Teaching neural networks to Photoshop themselves
A 2016 CVPR paper that learned unsupervised visual features by training GANs to fill in erased chunks of images.

What it does
Context Encoders train a neural network to reconstruct missing regions of an image—either a fixed center patch or random holes—using a combination of pixel-level reconstruction loss and adversarial training. The twist: this inpainting task forces the network to learn meaningful visual features without any labeled data.
The interesting bit
The project treats image completion as a feature learning problem, not just a graphics trick. By squeezing context through a bottleneck and demanding plausible reconstruction, the encoder picks up semantic representations that transfer to other vision tasks.

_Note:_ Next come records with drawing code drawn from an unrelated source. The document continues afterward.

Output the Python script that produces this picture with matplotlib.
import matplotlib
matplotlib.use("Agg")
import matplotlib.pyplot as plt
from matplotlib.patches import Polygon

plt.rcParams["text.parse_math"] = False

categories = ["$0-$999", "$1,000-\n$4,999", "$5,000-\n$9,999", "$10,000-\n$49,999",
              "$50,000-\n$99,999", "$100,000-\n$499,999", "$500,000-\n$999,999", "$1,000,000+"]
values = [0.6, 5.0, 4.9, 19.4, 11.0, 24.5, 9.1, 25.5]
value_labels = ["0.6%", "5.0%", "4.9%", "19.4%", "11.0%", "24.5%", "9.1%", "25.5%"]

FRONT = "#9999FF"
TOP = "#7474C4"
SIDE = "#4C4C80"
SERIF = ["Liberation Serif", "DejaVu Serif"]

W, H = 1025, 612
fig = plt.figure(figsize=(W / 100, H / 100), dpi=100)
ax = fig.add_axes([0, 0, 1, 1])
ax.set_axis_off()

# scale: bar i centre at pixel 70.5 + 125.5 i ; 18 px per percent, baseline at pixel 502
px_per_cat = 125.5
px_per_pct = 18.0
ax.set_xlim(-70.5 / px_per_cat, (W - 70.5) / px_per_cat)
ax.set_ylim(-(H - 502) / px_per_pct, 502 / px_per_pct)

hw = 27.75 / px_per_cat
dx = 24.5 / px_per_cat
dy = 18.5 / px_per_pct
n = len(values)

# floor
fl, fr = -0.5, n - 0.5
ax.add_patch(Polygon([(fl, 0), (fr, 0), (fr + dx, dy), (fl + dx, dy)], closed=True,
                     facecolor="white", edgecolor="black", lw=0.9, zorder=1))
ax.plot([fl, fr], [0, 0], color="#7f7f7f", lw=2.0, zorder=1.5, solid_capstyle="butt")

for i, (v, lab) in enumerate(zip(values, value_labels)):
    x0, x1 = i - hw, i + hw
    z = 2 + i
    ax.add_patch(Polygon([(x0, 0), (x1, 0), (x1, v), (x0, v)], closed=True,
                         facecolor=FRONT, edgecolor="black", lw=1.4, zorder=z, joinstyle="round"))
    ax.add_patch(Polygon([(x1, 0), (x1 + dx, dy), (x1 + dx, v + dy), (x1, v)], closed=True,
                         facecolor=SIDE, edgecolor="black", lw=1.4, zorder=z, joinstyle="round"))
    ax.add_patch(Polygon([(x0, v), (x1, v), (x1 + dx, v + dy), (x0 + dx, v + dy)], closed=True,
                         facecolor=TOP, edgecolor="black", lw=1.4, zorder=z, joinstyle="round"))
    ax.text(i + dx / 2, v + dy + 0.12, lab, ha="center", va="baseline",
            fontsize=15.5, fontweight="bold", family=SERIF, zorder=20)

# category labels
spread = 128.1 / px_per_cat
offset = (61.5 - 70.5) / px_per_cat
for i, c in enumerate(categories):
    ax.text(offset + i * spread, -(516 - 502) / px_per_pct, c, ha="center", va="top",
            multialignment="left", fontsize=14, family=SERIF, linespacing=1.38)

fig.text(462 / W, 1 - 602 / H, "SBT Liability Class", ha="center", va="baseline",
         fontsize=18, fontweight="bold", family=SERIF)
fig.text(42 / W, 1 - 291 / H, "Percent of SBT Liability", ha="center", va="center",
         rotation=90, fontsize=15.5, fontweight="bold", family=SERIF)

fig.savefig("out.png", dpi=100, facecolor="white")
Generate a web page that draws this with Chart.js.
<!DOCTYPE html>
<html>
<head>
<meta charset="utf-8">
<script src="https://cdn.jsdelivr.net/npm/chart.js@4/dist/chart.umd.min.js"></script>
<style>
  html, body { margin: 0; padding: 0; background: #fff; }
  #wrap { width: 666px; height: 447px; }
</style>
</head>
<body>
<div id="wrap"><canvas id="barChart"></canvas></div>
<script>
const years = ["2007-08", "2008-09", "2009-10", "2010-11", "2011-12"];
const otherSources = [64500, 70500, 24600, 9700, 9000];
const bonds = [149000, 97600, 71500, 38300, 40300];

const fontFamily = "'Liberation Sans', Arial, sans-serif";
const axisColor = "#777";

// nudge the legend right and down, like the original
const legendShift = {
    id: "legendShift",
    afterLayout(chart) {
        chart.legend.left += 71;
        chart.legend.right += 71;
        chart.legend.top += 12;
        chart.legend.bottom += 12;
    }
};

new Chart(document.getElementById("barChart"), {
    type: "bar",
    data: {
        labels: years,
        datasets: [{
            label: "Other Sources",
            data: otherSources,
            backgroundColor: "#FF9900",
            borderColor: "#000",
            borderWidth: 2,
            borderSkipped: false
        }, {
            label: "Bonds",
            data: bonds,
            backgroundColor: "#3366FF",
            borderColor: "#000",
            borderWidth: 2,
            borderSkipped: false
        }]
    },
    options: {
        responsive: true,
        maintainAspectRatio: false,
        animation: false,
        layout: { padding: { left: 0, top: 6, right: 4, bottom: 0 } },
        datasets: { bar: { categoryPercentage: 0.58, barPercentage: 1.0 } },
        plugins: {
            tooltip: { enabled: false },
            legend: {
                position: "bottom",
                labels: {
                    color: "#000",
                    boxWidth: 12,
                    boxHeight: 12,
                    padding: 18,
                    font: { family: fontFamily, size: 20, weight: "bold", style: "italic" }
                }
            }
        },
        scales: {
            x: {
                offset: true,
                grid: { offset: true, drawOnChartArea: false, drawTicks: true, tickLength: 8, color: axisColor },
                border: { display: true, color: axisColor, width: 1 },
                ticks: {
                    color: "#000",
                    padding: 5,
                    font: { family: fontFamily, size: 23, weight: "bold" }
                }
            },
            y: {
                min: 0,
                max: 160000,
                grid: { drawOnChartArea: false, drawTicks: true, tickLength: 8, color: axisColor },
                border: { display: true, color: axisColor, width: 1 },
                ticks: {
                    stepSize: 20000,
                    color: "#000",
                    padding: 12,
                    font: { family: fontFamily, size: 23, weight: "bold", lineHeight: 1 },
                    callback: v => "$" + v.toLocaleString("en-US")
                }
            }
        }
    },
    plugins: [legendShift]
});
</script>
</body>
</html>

It’s essentially making the network play a constrained game of visual Mad Libs.
Key highlights
- Joint training with reconstruction + adversarial loss; the adversarial part keeps outputs from getting blurry
- Supports both center-region and arbitrary random-region inpainting
- Pre-trained models available for Paris Street-View and ImageNet
- Includes Caffe feature extraction models for downstream use
- Forked from Soumith Chintala’s DCGAN.torch implementation (this is 2016-era Torch/Lua, not PyTorch)
Caveats
- Requires the now-legacy Torch framework; you’ll need
thand Lua dependencies - The TensorFlow reimplementation linked in the README is noted to lack “full functionalities”
- Paris Street-View dataset requires emailing the author for a private link due to Google Street View policy restrictions
Verdict
Worth studying if you’re tracing the lineage of self-supervised learning or modern inpainting (LaMa, Stable Diffusion infill, etc.). Skip if you need production-ready code; this is a research artifact from the GAN boom, not a maintained library.